» TASK INSTRUCTIONS: Skip the pictures, please, and write out exactly the lines from the opening of the data through the line containing "ax.set_facecolor(fondo)".

» DATA BLOCK:
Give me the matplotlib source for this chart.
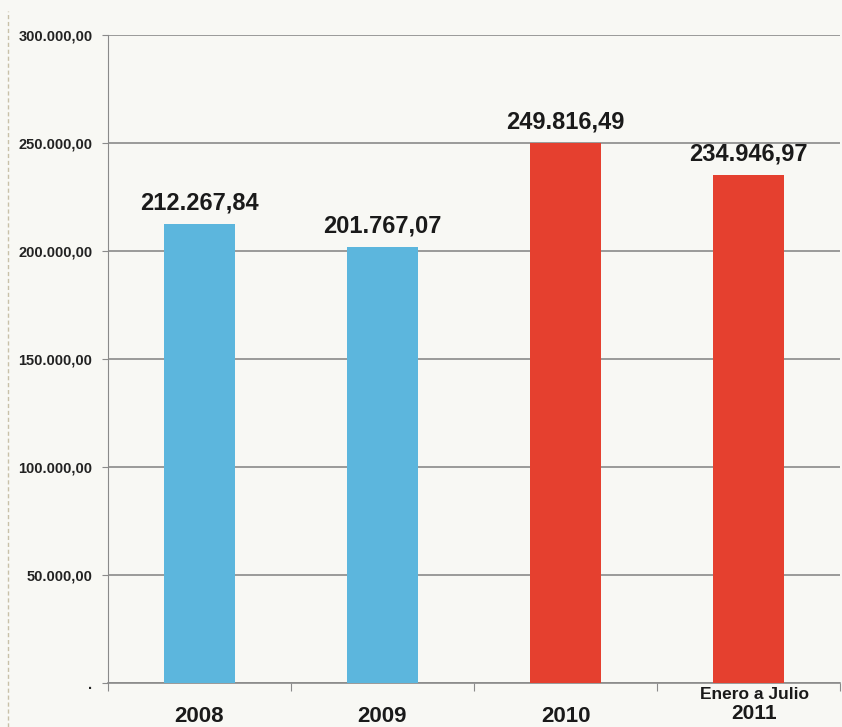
import matplotlib
matplotlib.use("Agg")
import matplotlib.pyplot as plt
import matplotlib.transforms as mtransforms
from matplotlib.lines import Line2D

# importes anuales
categorias = ["2008", "2009", "2010", "2011"]
subtitulos = ["", "", "", "Enero a Julio"]
valores = [212267.84, 201767.07, 249816.49, 234946.97]
etiquetas = ["212.267,84", "201.767,07", "249.816,49", "234.946,97"]
colores = ["#5cb6dd", "#5cb6dd", "#e5402f", "#e5402f"]

yticks = [0, 50000, 100000, 150000, 200000, 250000, 300000]
ylabels = [".", "50.000,00", "100.000,00", "150.000,00", "200.000,00",
           "250.000,00", "300.000,00"]

plt.rcParams["font.family"] = ["Liberation Sans", "DejaVu Sans"]

fondo = "#f8f8f4"
fig = plt.figure(figsize=(8.42, 7.27), dpi=100, facecolor=fondo)
ax = fig.add_axes([0.128, 0.0605, 0.87, 0.8915])
ax.set_facecolor(fondo)

x = range(len(categorias))
ax.bar(x, valores, width=0.39, color=colores, zorder=3)

for xi, v, txt in zip(x, valores, etiquetas):
    ax.annotate(txt, (xi, v), xytext=(0, 7), textcoords="offset points",
                ha="center", va="bottom", fontsize=17, fontweight="bold",
                color="#1a1a1a")

ax.set_xlim(-0.5, 3.5)
ax.set_ylim(0, 300000)
ax.set_yticks(yticks)
ax.set_yticklabels(ylabels, fontsize=10.5, fontweight="bold", color="#222222")
ax.yaxis.grid(True, color="#8a8a8a", linewidth=1.2, zorder=0)
ax.tick_params(axis="y", length=4, color="#8a8a8a", pad=7)

# marcas entre categorias
ax.set_xticks([-0.5, 0.5, 1.5, 2.5, 3.5])
ax.set_xticklabels([])
ax.tick_params(axis="x", length=6, color="#8a8a8a", direction="out")

trans = mtransforms.blended_transform_factory(ax.transData, ax.transAxes)
for xi, cat, sub in zip(x, categorias, subtitulos):
    if sub:
        ax.text(xi + 0.03, -0.006, sub, transform=trans, ha="center", va="top",
                fontsize=12.5, fontweight="bold", color="#1a1a1a")
        ax.text(xi + 0.03, -0.032, cat, transform=trans, ha="center", va="top",
                fontsize=15, fontweight="bold", color="#1a1a1a")
    else:
        ax.text(xi, -0.035, cat, transform=trans, ha="center", va="top",
                fontsize=16, fontweight="bold", color="#1a1a1a")

for lado in ["top", "right"]:
    ax.spines[lado].set_visible(False)
ax.spines["left"].set_color("#8a8a8a")
ax.spines["bottom"].set_color("#8a8a8a")
ax.spines["bottom"].set_linewidth(1.2)

# borde del papel
fig.add_artist(Line2D([0.009, 0.009], [0, 0.985], transform=fig.transFigure,
                      color="#c8c0a8", linewidth=1, linestyle=(0, (3, 2))))

fig.savefig("out.png", dpi=100, facecolor=fondo)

» COMPLETED TASK:
Give me the matplotlib source for this chart.
import matplotlib
matplotlib.use("Agg")
import matplotlib.pyplot as plt
import matplotlib.transforms as mtransforms
from matplotlib.lines import Line2D

# importes anuales
categorias = ["2008", "2009", "2010", "2011"]
subtitulos = ["", "", "", "Enero a Julio"]
valores = [212267.84, 201767.07, 249816.49, 234946.97]
etiquetas = ["212.267,84", "201.767,07", "249.816,49", "234.946,97"]
colores = ["#5cb6dd", "#5cb6dd", "#e5402f", "#e5402f"]

yticks = [0, 50000, 100000, 150000, 200000, 250000, 300000]
ylabels = [".", "50.000,00", "100.000,00", "150.000,00", "200.000,00",
           "250.000,00", "300.000,00"]

plt.rcParams["font.family"] = ["Liberation Sans", "DejaVu Sans"]

fondo = "#f8f8f4"
fig = plt.figure(figsize=(8.42, 7.27), dpi=100, facecolor=fondo)
ax = fig.add_axes([0.128, 0.0605, 0.87, 0.8915])
ax.set_facecolor(fondo)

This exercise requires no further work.